• TASK: Count lines holding the string "script" in the data that follows. Reply with one number only.

• DATA SECTION:
•••
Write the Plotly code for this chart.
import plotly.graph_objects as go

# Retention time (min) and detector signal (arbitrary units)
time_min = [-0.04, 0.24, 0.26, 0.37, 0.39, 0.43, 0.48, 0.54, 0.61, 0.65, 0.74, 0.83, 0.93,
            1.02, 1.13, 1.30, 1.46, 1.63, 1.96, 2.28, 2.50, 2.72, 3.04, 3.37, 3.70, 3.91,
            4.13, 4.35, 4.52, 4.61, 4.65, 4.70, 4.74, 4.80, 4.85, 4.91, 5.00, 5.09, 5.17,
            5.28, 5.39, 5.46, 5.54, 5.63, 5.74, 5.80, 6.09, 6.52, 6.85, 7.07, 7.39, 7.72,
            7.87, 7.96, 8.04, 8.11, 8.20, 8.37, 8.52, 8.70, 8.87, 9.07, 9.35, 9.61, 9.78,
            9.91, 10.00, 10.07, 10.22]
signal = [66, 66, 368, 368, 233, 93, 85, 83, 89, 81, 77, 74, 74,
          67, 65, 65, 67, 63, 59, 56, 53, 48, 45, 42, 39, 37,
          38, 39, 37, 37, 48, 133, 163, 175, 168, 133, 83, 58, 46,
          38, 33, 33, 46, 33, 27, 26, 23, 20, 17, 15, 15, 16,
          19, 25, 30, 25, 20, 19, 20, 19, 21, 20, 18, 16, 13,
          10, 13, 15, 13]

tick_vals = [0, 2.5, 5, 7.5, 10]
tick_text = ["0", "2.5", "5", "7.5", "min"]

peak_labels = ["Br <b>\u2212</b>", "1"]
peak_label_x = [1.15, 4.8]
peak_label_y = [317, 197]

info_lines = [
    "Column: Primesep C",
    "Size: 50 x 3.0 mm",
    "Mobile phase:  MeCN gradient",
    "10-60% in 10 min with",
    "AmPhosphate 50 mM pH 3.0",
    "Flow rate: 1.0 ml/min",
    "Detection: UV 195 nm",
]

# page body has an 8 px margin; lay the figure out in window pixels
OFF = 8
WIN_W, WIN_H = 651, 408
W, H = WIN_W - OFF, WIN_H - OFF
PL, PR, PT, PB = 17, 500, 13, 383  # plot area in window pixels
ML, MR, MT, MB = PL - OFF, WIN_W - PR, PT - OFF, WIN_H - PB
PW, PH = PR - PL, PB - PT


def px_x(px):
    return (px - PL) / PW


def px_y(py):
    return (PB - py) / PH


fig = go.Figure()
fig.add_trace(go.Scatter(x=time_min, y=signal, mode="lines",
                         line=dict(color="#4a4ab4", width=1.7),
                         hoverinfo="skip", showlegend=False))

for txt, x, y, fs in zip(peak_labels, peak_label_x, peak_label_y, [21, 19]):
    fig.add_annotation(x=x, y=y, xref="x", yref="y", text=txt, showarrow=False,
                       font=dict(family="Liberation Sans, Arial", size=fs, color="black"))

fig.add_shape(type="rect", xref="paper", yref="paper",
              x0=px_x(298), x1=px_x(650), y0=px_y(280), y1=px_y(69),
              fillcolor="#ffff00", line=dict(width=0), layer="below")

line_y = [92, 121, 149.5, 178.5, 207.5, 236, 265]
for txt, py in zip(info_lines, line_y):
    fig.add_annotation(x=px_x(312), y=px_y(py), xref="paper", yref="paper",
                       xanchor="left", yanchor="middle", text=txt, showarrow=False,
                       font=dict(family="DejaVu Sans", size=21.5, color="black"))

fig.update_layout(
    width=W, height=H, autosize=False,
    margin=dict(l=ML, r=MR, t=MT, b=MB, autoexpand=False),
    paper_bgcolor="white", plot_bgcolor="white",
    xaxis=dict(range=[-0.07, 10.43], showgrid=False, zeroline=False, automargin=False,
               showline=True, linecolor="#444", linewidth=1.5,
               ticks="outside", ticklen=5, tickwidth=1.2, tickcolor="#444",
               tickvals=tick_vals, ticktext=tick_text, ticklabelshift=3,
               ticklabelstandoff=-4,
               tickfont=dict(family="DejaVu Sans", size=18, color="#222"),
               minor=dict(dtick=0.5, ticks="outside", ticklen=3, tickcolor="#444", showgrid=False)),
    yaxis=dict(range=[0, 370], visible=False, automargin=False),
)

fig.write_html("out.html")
•••
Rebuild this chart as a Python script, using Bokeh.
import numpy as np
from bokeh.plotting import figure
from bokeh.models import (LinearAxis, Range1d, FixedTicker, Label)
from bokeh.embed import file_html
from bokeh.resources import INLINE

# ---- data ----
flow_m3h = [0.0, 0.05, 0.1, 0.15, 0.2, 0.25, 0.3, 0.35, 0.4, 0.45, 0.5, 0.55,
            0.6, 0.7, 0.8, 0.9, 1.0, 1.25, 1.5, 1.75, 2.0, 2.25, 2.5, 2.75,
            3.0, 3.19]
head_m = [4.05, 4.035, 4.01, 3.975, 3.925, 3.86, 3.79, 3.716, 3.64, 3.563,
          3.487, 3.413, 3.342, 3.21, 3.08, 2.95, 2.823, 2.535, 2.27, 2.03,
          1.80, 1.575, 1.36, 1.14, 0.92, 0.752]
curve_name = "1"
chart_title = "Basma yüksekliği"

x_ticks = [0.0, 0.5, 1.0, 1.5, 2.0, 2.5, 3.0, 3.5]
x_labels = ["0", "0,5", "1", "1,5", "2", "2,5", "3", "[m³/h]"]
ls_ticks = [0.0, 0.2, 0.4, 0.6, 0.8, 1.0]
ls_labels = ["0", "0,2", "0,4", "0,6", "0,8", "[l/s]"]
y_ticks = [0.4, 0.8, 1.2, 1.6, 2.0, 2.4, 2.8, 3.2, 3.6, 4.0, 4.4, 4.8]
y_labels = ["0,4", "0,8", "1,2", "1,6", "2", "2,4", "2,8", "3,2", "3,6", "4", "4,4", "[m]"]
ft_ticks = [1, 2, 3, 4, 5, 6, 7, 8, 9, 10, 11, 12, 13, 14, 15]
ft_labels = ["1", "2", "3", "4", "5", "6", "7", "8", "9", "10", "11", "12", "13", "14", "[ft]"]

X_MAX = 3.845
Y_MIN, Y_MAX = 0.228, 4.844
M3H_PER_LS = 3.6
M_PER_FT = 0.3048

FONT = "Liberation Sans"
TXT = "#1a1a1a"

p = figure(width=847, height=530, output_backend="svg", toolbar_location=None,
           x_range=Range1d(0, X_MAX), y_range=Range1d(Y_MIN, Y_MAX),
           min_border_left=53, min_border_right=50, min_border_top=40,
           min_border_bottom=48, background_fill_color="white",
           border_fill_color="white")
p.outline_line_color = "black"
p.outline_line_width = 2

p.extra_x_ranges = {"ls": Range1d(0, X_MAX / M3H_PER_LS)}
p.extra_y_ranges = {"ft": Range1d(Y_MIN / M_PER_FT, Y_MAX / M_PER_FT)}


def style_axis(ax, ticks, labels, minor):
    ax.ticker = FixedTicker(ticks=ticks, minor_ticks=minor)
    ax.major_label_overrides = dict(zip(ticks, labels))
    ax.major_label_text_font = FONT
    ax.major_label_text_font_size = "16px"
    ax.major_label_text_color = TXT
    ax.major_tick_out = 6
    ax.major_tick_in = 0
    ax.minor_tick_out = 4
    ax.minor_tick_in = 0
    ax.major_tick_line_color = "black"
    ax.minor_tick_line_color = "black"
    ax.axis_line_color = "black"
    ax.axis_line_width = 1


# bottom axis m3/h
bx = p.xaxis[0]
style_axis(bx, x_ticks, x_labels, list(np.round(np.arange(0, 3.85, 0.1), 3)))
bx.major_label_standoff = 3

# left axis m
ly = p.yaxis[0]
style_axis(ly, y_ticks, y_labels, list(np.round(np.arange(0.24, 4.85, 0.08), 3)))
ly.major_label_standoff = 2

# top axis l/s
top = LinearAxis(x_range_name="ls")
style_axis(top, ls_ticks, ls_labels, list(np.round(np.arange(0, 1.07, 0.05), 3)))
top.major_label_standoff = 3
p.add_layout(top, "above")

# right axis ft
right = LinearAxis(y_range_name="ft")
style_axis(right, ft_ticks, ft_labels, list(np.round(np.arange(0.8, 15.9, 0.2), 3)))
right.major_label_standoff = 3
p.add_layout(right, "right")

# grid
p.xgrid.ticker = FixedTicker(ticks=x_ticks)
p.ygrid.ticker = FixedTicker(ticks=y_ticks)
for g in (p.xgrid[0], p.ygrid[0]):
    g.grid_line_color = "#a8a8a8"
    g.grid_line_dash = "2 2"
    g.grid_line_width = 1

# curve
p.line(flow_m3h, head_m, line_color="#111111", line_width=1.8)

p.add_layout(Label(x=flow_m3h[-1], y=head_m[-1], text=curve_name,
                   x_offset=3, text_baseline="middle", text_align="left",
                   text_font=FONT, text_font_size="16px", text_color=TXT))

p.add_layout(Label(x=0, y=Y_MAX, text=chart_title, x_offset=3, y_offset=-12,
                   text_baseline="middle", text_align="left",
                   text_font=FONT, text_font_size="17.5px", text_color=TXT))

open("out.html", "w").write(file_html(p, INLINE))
•••
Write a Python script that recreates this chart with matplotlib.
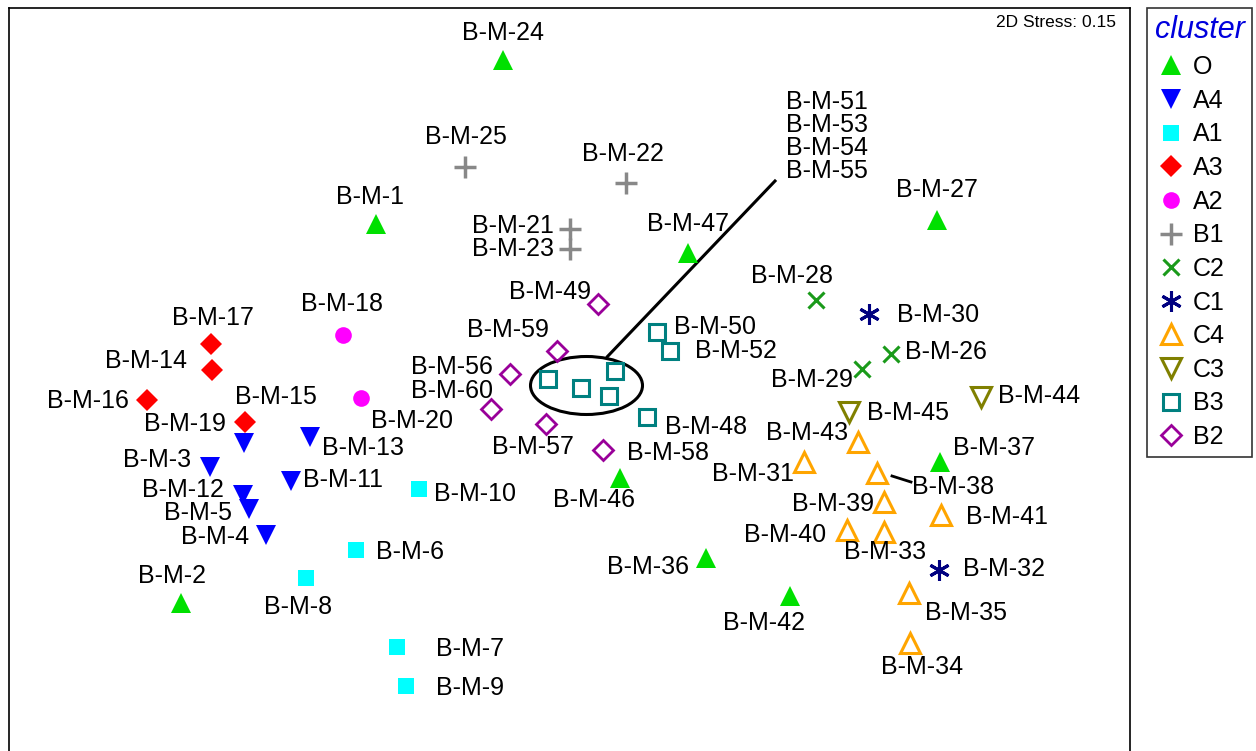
•••
• EXERCISE RESPONSE: 2